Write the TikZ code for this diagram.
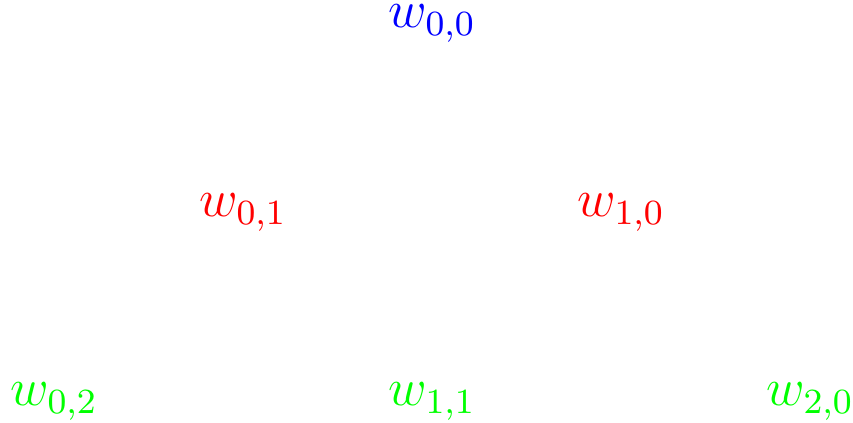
\documentclass[tikz,border=0pt]{standalone}
\usepackage{amsmath}
\usetikzlibrary{positioning}

\begin{document}
\begin{tikzpicture}[
    node distance=1.5cm and 1.5cm,
    wlabel/.style={inner sep=0pt, font=\large},
    top/.style={wlabel, text=blue},
    mid/.style={wlabel, text=red},
    bot/.style={wlabel, text=green},
  ]
  \useasboundingbox (-3.43,0.19) rectangle (3.34,-3.167);
  \node[top] (w00) at (0,0) {$w_{0,0}$};
  \node[mid] (w01) at (-1.5,-1.5) {$w_{0,1}$};
  \node[mid] (w10) at (1.5,-1.5) {$w_{1,0}$};
  \node[bot] (w02) at (-3,-3) {$w_{0,2}$};
  \node[bot] (w11) at (0,-3) {$w_{1,1}$};
  \node[bot] (w20) at (3,-3) {$w_{2,0}$};
\end{tikzpicture}
\end{document}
--*--
The data above should be repeated exactly, minus any pictures.

Write the TikZ code for this diagram.
\documentclass[tikz,border=0pt]{standalone}
\usepackage{amsmath}
\usetikzlibrary{positioning}

\begin{document}
\begin{tikzpicture}[
    node distance=1.5cm and 1.5cm,
    wlabel/.style={inner sep=0pt, font=\large},
    top/.style={wlabel, text=blue},
    mid/.style={wlabel, text=red},
    bot/.style={wlabel, text=green},
  ]
  \useasboundingbox (-3.43,0.19) rectangle (3.34,-3.167);
  \node[top] (w00) at (0,0) {$w_{0,0}$};
  \node[mid] (w01) at (-1.5,-1.5) {$w_{0,1}$};
  \node[mid] (w10) at (1.5,-1.5) {$w_{1,0}$};
  \node[bot] (w02) at (-3,-3) {$w_{0,2}$};
  \node[bot] (w11) at (0,-3) {$w_{1,1}$};
  \node[bot] (w20) at (3,-3) {$w_{2,0}$};
\end{tikzpicture}
\end{document}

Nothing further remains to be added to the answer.